▶

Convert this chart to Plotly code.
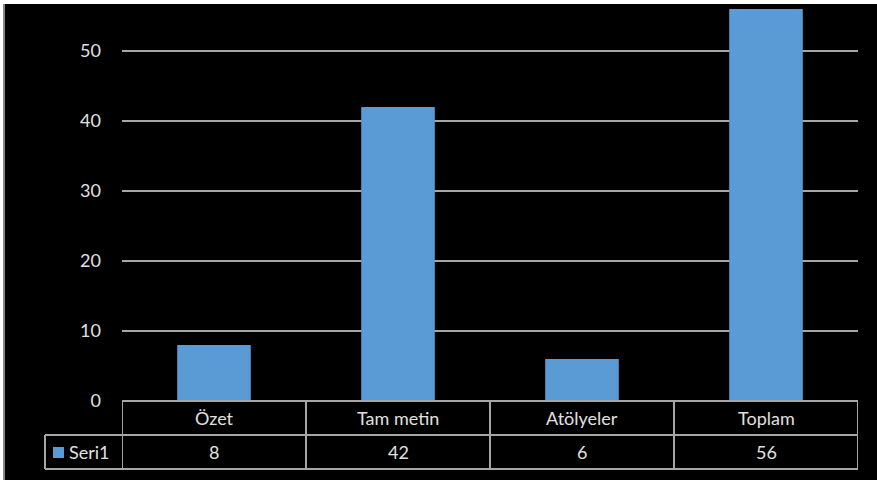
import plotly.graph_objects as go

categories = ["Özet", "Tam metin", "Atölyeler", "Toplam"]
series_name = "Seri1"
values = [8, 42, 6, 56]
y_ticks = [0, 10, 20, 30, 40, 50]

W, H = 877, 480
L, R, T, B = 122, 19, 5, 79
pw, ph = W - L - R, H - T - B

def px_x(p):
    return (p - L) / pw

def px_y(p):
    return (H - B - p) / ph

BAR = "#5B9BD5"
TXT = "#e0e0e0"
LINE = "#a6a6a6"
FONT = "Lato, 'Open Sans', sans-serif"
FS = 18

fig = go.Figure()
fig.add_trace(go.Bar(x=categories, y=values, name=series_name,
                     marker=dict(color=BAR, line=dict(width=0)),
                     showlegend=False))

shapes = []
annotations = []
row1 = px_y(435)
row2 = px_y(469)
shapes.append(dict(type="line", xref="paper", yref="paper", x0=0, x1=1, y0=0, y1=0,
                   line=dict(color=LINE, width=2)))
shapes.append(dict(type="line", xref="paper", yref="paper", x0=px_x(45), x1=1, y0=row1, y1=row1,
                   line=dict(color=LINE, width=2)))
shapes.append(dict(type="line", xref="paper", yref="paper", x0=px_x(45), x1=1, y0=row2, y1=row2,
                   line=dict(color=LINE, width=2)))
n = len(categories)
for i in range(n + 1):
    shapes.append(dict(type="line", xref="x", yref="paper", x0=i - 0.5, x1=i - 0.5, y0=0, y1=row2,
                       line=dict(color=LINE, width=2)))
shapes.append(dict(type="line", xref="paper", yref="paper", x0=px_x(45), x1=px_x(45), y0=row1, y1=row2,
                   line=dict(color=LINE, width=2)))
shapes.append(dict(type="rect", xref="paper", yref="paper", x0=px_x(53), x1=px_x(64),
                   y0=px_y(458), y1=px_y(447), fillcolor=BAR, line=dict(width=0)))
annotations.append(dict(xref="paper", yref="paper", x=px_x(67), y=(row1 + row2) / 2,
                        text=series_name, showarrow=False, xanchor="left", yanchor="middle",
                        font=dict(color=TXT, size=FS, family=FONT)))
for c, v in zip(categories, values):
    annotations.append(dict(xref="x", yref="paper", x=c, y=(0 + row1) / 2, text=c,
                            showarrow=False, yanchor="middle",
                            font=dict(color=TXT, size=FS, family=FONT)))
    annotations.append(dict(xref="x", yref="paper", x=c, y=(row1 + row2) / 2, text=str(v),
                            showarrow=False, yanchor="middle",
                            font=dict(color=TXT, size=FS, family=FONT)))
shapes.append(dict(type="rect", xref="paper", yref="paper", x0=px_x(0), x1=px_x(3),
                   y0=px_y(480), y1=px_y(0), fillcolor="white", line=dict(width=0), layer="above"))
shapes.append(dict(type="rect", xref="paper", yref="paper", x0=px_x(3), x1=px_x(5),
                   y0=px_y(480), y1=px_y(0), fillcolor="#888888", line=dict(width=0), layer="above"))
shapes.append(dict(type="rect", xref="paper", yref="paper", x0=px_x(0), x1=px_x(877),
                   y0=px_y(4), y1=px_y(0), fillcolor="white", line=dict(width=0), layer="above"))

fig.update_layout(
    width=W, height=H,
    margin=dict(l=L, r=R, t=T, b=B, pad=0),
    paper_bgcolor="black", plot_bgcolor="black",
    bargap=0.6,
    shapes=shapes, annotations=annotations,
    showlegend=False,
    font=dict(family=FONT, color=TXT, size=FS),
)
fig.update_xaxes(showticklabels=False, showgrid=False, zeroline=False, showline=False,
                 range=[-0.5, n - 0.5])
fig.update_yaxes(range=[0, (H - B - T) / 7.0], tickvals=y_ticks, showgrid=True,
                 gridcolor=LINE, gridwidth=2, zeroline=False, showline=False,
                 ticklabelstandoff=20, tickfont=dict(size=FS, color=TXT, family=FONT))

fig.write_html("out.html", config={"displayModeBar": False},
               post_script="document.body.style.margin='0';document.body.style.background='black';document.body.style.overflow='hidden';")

◀
▶

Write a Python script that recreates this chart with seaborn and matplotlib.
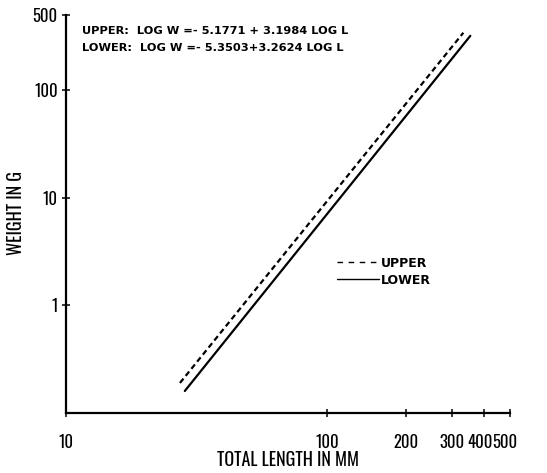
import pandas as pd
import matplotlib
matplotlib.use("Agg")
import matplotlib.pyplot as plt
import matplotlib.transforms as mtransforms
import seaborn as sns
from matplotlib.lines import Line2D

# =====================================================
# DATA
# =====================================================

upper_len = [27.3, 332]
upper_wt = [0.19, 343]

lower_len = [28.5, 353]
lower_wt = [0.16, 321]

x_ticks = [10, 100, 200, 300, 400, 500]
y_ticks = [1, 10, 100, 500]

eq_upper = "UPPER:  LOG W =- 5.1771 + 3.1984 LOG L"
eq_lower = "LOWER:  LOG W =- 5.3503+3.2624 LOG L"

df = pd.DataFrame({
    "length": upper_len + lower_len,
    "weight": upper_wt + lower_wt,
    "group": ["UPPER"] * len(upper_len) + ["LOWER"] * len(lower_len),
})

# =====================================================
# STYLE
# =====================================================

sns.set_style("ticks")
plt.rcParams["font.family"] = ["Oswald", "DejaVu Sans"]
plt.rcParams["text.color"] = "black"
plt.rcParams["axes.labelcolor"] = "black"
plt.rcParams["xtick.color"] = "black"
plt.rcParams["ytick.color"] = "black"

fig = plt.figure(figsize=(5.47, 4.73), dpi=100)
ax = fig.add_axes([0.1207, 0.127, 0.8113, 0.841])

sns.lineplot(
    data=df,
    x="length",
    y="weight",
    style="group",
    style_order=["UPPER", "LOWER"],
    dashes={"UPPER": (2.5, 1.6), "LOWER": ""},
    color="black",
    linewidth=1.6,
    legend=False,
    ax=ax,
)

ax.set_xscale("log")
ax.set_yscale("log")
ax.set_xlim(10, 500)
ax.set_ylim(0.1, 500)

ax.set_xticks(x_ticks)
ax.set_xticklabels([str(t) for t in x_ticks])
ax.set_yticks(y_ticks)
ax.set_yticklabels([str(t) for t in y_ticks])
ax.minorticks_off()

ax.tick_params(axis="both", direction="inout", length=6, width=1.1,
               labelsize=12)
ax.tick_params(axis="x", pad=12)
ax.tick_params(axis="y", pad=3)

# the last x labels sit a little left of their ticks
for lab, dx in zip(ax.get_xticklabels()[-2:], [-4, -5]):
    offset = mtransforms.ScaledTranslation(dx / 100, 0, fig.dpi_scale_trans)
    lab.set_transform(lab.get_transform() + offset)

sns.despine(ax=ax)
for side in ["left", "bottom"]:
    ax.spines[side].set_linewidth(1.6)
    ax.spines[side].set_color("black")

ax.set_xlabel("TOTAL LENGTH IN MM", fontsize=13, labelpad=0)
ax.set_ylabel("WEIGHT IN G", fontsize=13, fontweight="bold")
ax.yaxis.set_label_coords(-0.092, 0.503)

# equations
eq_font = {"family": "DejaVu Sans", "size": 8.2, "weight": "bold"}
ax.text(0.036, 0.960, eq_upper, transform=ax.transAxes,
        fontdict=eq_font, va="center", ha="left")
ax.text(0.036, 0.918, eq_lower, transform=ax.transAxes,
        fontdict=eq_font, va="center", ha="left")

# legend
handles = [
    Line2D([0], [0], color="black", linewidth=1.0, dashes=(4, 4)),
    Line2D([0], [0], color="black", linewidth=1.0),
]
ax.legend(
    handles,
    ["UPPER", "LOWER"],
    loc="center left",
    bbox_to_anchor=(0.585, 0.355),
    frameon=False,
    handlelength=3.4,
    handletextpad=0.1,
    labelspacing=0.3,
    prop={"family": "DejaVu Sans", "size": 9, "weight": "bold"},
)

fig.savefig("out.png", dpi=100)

◀

**Task prompt**
Go to the line containing "Write a Python" and copy exactly from there through the line containing "y_ticks = [1, 10, 100, 500]", both included, and nothing more. Pictures are excluded.

**Full output**
Write a Python script that recreates this chart with seaborn and matplotlib.
import pandas as pd
import matplotlib
matplotlib.use("Agg")
import matplotlib.pyplot as plt
import matplotlib.transforms as mtransforms
import seaborn as sns
from matplotlib.lines import Line2D

# =====================================================
# DATA
# =====================================================

upper_len = [27.3, 332]
upper_wt = [0.19, 343]

lower_len = [28.5, 353]
lower_wt = [0.16, 321]

x_ticks = [10, 100, 200, 300, 400, 500]
y_ticks = [1, 10, 100, 500]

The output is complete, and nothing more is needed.